PROBLEM STATEMENT: Leave out the pictures, then reproduce the rest of the material exactly.

DATA SEGMENT:
--------------------------------------------------

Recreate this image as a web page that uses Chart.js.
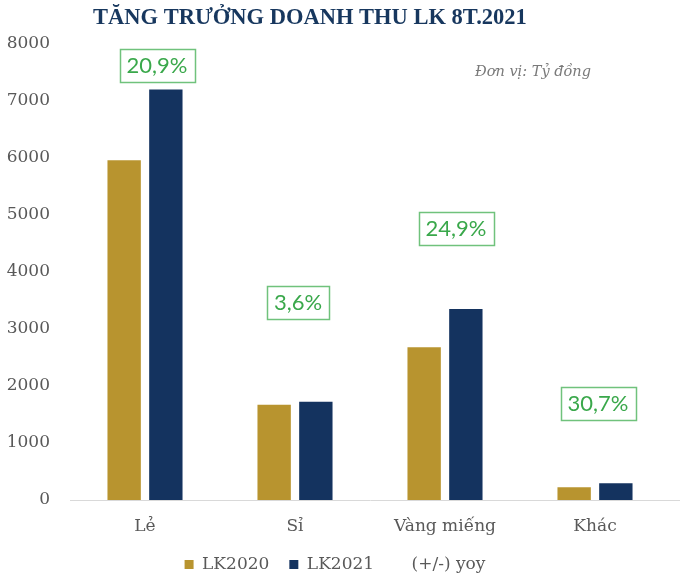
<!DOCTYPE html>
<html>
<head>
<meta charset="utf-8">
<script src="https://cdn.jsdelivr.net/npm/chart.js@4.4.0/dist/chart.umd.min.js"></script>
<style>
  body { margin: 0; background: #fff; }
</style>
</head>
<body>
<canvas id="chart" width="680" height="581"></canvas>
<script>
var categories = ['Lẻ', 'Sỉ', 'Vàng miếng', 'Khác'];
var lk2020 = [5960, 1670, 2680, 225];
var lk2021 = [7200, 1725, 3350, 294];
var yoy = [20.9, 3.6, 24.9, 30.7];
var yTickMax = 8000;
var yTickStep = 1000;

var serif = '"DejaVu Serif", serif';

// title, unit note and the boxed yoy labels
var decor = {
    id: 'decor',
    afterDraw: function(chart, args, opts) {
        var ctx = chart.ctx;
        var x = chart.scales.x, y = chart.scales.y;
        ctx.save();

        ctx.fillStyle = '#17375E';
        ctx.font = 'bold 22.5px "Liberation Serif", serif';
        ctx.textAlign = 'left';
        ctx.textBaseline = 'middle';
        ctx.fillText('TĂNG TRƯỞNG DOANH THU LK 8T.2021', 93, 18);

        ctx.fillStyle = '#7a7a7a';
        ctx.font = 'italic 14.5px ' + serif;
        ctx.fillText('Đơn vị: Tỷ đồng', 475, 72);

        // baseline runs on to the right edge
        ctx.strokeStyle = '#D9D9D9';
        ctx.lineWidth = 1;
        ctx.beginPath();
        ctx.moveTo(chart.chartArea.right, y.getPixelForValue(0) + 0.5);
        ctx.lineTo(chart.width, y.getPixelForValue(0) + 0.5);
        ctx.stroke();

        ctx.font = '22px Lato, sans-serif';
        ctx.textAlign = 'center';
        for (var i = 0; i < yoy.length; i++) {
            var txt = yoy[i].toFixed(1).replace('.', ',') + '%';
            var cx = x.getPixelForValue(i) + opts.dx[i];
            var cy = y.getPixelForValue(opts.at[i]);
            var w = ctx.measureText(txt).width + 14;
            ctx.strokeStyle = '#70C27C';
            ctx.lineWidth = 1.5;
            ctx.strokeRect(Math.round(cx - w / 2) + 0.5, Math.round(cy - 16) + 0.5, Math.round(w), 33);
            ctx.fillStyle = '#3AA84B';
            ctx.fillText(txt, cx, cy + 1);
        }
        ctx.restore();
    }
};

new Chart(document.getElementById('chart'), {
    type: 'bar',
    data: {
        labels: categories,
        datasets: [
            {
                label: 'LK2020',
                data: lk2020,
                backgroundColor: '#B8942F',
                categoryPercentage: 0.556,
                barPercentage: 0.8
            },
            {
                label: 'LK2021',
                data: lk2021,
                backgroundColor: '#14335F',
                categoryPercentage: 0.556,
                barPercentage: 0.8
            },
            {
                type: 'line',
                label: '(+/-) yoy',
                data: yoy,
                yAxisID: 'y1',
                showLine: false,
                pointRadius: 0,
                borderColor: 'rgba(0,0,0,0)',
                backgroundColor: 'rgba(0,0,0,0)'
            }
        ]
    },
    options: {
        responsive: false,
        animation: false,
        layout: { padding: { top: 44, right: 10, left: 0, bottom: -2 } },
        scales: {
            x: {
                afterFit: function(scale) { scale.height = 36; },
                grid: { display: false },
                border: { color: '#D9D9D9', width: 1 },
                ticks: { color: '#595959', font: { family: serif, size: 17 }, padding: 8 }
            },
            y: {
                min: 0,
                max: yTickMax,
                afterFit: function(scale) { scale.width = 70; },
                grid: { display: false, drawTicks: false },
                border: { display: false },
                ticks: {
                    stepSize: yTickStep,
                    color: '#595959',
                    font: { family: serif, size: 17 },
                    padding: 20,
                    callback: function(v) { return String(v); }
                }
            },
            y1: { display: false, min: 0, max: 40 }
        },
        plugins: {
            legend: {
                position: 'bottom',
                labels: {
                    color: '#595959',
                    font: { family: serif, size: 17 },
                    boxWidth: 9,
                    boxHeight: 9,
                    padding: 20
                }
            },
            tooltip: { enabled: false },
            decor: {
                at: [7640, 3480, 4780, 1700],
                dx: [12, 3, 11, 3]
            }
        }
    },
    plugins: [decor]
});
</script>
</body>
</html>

--------------------------------------------------

TASK RESPONSE:
Recreate this image as a web page that uses Chart.js.
<!DOCTYPE html>
<html>
<head>
<meta charset="utf-8">
<script src="https://cdn.jsdelivr.net/npm/chart.js@4.4.0/dist/chart.umd.min.js"></script>
<style>
  body { margin: 0; background: #fff; }
</style>
</head>
<body>
<canvas id="chart" width="680" height="581"></canvas>
<script>
var categories = ['Lẻ', 'Sỉ', 'Vàng miếng', 'Khác'];
var lk2020 = [5960, 1670, 2680, 225];
var lk2021 = [7200, 1725, 3350, 294];
var yoy = [20.9, 3.6, 24.9, 30.7];
var yTickMax = 8000;
var yTickStep = 1000;

var serif = '"DejaVu Serif", serif';

// title, unit note and the boxed yoy labels
var decor = {
    id: 'decor',
    afterDraw: function(chart, args, opts) {
        var ctx = chart.ctx;
        var x = chart.scales.x, y = chart.scales.y;
        ctx.save();

        ctx.fillStyle = '#17375E';
        ctx.font = 'bold 22.5px "Liberation Serif", serif';
        ctx.textAlign = 'left';
        ctx.textBaseline = 'middle';
        ctx.fillText('TĂNG TRƯỞNG DOANH THU LK 8T.2021', 93, 18);

        ctx.fillStyle = '#7a7a7a';
        ctx.font = 'italic 14.5px ' + serif;
        ctx.fillText('Đơn vị: Tỷ đồng', 475, 72);

        // baseline runs on to the right edge
        ctx.strokeStyle = '#D9D9D9';
        ctx.lineWidth = 1;
        ctx.beginPath();
        ctx.moveTo(chart.chartArea.right, y.getPixelForValue(0) + 0.5);
        ctx.lineTo(chart.width, y.getPixelForValue(0) + 0.5);
        ctx.stroke();

        ctx.font = '22px Lato, sans-serif';
        ctx.textAlign = 'center';
        for (var i = 0; i < yoy.length; i++) {
            var txt = yoy[i].toFixed(1).replace('.', ',') + '%';
            var cx = x.getPixelForValue(i) + opts.dx[i];
            var cy = y.getPixelForValue(opts.at[i]);
            var w = ctx.measureText(txt).width + 14;
            ctx.strokeStyle = '#70C27C';
            ctx.lineWidth = 1.5;
            ctx.strokeRect(Math.round(cx - w / 2) + 0.5, Math.round(cy - 16) + 0.5, Math.round(w), 33);
            ctx.fillStyle = '#3AA84B';
            ctx.fillText(txt, cx, cy + 1);
        }
        ctx.restore();
    }
};

new Chart(document.getElementById('chart'), {
    type: 'bar',
    data: {
        labels: categories,
        datasets: [
            {
                label: 'LK2020',
                data: lk2020,
                backgroundColor: '#B8942F',
                categoryPercentage: 0.556,
                barPercentage: 0.8
            },
            {
                label: 'LK2021',
                data: lk2021,
                backgroundColor: '#14335F',
                categoryPercentage: 0.556,
                barPercentage: 0.8
            },
            {
                type: 'line',
                label: '(+/-) yoy',
                data: yoy,
                yAxisID: 'y1',
                showLine: false,
                pointRadius: 0,
                borderColor: 'rgba(0,0,0,0)',
                backgroundColor: 'rgba(0,0,0,0)'
            }
        ]
    },
    options: {
        responsive: false,
        animation: false,
        layout: { padding: { top: 44, right: 10, left: 0, bottom: -2 } },
        scales: {
            x: {
                afterFit: function(scale) { scale.height = 36; },
                grid: { display: false },
                border: { color: '#D9D9D9', width: 1 },
                ticks: { color: '#595959', font: { family: serif, size: 17 }, padding: 8 }
            },
            y: {
                min: 0,
                max: yTickMax,
                afterFit: function(scale) { scale.width = 70; },
                grid: { display: false, drawTicks: false },
                border: { display: false },
                ticks: {
                    stepSize: yTickStep,
                    color: '#595959',
                    font: { family: serif, size: 17 },
                    padding: 20,
                    callback: function(v) { return String(v); }
                }
            },
            y1: { display: false, min: 0, max: 40 }
        },
        plugins: {
            legend: {
                position: 'bottom',
                labels: {
                    color: '#595959',
                    font: { family: serif, size: 17 },
                    boxWidth: 9,
                    boxHeight: 9,
                    padding: 20
                }
            },
            tooltip: { enabled: false },
            decor: {
                at: [7640, 3480, 4780, 1700],
                dx: [12, 3, 11, 3]
            }
        }
    },
    plugins: [decor]
});
</script>
</body>
</html>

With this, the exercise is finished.